Aim of the exercise. Reproduce all of the data below without alteration; exclude every picture.

-- Start Raw data --

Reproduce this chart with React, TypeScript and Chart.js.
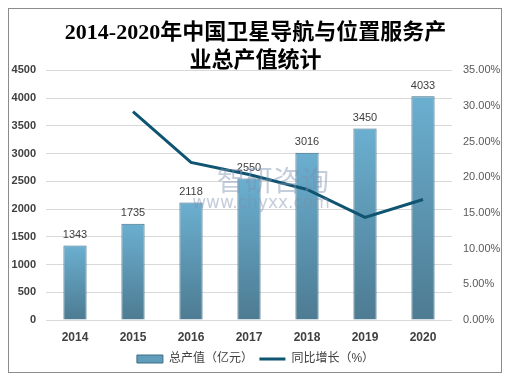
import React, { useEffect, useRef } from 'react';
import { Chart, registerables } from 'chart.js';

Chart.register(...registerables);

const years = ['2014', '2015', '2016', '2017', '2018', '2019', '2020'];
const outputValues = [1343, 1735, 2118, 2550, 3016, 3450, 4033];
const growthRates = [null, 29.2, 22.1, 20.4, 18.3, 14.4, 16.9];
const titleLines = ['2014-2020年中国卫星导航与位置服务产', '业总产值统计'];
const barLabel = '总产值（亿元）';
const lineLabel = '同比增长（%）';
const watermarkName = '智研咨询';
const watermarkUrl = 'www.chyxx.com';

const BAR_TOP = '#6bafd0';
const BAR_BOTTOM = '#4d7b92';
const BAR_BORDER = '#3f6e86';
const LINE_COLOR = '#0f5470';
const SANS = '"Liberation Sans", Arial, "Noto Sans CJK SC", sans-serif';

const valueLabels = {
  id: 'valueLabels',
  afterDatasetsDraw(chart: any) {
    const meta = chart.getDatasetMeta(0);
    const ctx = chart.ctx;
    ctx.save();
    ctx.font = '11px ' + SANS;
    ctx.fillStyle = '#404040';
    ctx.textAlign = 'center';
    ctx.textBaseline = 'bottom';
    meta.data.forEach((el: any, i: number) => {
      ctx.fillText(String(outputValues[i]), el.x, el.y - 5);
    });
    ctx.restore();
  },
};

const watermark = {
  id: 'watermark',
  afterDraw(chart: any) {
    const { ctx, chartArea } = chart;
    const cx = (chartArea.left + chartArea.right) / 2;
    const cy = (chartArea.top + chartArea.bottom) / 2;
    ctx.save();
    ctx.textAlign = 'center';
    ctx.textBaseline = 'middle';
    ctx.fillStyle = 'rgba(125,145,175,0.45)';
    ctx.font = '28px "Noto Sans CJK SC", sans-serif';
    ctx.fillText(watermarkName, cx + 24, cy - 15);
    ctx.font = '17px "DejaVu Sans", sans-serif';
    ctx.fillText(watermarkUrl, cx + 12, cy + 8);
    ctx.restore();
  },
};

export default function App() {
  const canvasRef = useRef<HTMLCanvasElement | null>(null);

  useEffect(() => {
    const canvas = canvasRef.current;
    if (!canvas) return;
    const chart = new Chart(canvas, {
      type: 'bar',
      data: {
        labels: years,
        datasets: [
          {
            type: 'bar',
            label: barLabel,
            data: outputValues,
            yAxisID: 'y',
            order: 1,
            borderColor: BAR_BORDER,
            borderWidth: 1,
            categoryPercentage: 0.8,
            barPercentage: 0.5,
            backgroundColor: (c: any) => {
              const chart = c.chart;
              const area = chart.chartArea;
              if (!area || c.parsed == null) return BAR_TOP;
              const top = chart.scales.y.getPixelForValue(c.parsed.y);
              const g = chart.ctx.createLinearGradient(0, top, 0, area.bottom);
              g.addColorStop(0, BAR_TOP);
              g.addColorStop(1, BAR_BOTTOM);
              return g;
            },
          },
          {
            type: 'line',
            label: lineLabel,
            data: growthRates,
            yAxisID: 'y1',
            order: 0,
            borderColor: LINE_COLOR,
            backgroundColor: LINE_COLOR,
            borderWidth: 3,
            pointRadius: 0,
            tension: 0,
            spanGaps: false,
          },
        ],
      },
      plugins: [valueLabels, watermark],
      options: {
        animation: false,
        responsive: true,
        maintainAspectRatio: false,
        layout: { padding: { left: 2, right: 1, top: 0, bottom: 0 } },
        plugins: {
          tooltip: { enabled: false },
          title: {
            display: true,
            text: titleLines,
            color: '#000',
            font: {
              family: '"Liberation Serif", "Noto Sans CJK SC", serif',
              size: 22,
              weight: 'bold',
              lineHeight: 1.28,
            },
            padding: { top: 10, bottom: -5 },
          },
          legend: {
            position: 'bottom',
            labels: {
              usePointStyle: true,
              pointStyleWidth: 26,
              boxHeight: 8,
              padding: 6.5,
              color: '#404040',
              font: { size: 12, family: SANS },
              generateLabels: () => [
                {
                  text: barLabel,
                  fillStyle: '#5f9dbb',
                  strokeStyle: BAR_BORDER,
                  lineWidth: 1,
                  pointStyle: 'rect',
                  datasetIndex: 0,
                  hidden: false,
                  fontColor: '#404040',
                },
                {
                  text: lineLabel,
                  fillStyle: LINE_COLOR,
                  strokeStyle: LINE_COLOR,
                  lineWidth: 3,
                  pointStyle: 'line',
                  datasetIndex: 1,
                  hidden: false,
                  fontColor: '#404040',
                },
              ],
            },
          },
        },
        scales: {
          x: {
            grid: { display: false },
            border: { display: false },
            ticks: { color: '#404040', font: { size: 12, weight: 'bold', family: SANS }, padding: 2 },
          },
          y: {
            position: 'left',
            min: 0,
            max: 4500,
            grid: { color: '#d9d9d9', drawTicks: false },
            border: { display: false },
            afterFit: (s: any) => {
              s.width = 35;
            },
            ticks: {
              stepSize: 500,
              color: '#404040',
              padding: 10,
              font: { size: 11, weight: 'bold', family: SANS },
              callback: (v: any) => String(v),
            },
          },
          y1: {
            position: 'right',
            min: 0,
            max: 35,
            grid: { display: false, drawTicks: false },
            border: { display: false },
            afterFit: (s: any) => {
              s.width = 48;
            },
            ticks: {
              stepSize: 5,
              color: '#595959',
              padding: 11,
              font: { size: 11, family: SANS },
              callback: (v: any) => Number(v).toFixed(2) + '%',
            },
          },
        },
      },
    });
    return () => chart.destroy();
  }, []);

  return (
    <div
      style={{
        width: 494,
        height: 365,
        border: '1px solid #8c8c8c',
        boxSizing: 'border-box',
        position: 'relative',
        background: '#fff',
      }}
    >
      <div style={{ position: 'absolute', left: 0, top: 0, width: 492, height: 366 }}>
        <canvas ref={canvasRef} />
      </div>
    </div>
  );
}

-- End Raw data --

Output of the exercise.
Reproduce this chart with React, TypeScript and Chart.js.
import React, { useEffect, useRef } from 'react';
import { Chart, registerables } from 'chart.js';

Chart.register(...registerables);

const years = ['2014', '2015', '2016', '2017', '2018', '2019', '2020'];
const outputValues = [1343, 1735, 2118, 2550, 3016, 3450, 4033];
const growthRates = [null, 29.2, 22.1, 20.4, 18.3, 14.4, 16.9];
const titleLines = ['2014-2020年中国卫星导航与位置服务产', '业总产值统计'];
const barLabel = '总产值（亿元）';
const lineLabel = '同比增长（%）';
const watermarkName = '智研咨询';
const watermarkUrl = 'www.chyxx.com';

const BAR_TOP = '#6bafd0';
const BAR_BOTTOM = '#4d7b92';
const BAR_BORDER = '#3f6e86';
const LINE_COLOR = '#0f5470';
const SANS = '"Liberation Sans", Arial, "Noto Sans CJK SC", sans-serif';

const valueLabels = {
  id: 'valueLabels',
  afterDatasetsDraw(chart: any) {
    const meta = chart.getDatasetMeta(0);
    const ctx = chart.ctx;
    ctx.save();
    ctx.font = '11px ' + SANS;
    ctx.fillStyle = '#404040';
    ctx.textAlign = 'center';
    ctx.textBaseline = 'bottom';
    meta.data.forEach((el: any, i: number) => {
      ctx.fillText(String(outputValues[i]), el.x, el.y - 5);
    });
    ctx.restore();
  },
};

const watermark = {
  id: 'watermark',
  afterDraw(chart: any) {
    const { ctx, chartArea } = chart;
    const cx = (chartArea.left + chartArea.right) / 2;
    const cy = (chartArea.top + chartArea.bottom) / 2;
    ctx.save();
    ctx.textAlign = 'center';
    ctx.textBaseline = 'middle';
    ctx.fillStyle = 'rgba(125,145,175,0.45)';
    ctx.font = '28px "Noto Sans CJK SC", sans-serif';
    ctx.fillText(watermarkName, cx + 24, cy - 15);
    ctx.font = '17px "DejaVu Sans", sans-serif';
    ctx.fillText(watermarkUrl, cx + 12, cy + 8);
    ctx.restore();
  },
};

export default function App() {
  const canvasRef = useRef<HTMLCanvasElement | null>(null);

  useEffect(() => {
    const canvas = canvasRef.current;
    if (!canvas) return;
    const chart = new Chart(canvas, {
      type: 'bar',
      data: {
        labels: years,
        datasets: [
          {
            type: 'bar',
            label: barLabel,
            data: outputValues,
            yAxisID: 'y',
            order: 1,
            borderColor: BAR_BORDER,
            borderWidth: 1,
            categoryPercentage: 0.8,
            barPercentage: 0.5,
            backgroundColor: (c: any) => {
              const chart = c.chart;
              const area = chart.chartArea;
              if (!area || c.parsed == null) return BAR_TOP;
              const top = chart.scales.y.getPixelForValue(c.parsed.y);
              const g = chart.ctx.createLinearGradient(0, top, 0, area.bottom);
              g.addColorStop(0, BAR_TOP);
              g.addColorStop(1, BAR_BOTTOM);
              return g;
            },
          },
          {
            type: 'line',
            label: lineLabel,
            data: growthRates,
            yAxisID: 'y1',
            order: 0,
            borderColor: LINE_COLOR,
            backgroundColor: LINE_COLOR,
            borderWidth: 3,
            pointRadius: 0,
            tension: 0,
            spanGaps: false,
          },
        ],
      },
      plugins: [valueLabels, watermark],
      options: {
        animation: false,
        responsive: true,
        maintainAspectRatio: false,
        layout: { padding: { left: 2, right: 1, top: 0, bottom: 0 } },
        plugins: {
          tooltip: { enabled: false },
          title: {
            display: true,
            text: titleLines,
            color: '#000',
            font: {
              family: '"Liberation Serif", "Noto Sans CJK SC", serif',
              size: 22,
              weight: 'bold',
              lineHeight: 1.28,
            },
            padding: { top: 10, bottom: -5 },
          },
          legend: {
            position: 'bottom',
            labels: {
              usePointStyle: true,
              pointStyleWidth: 26,
              boxHeight: 8,
              padding: 6.5,
              color: '#404040',
              font: { size: 12, family: SANS },
              generateLabels: () => [
                {
                  text: barLabel,
                  fillStyle: '#5f9dbb',
                  strokeStyle: BAR_BORDER,
                  lineWidth: 1,
                  pointStyle: 'rect',
                  datasetIndex: 0,
                  hidden: false,
                  fontColor: '#404040',
                },
                {
                  text: lineLabel,
                  fillStyle: LINE_COLOR,
                  strokeStyle: LINE_COLOR,
                  lineWidth: 3,
                  pointStyle: 'line',
                  datasetIndex: 1,
                  hidden: false,
                  fontColor: '#404040',
                },
              ],
            },
          },
        },
        scales: {
          x: {
            grid: { display: false },
            border: { display: false },
            ticks: { color: '#404040', font: { size: 12, weight: 'bold', family: SANS }, padding: 2 },
          },
          y: {
            position: 'left',
            min: 0,
            max: 4500,
            grid: { color: '#d9d9d9', drawTicks: false },
            border: { display: false },
            afterFit: (s: any) => {
              s.width = 35;
            },
            ticks: {
              stepSize: 500,
              color: '#404040',
              padding: 10,
              font: { size: 11, weight: 'bold', family: SANS },
              callback: (v: any) => String(v),
            },
          },
          y1: {
            position: 'right',
            min: 0,
            max: 35,
            grid: { display: false, drawTicks: false },
            border: { display: false },
            afterFit: (s: any) => {
              s.width = 48;
            },
            ticks: {
              stepSize: 5,
              color: '#595959',
              padding: 11,
              font: { size: 11, family: SANS },
              callback: (v: any) => Number(v).toFixed(2) + '%',
            },
          },
        },
      },
    });
    return () => chart.destroy();
  }, []);

  return (
    <div
      style={{
        width: 494,
        height: 365,
        border: '1px solid #8c8c8c',
        boxSizing: 'border-box',
        position: 'relative',
        background: '#fff',
      }}
    >
      <div style={{ position: 'absolute', left: 0, top: 0, width: 492, height: 366 }}>
        <canvas ref={canvasRef} />
      </div>
    </div>
  );
}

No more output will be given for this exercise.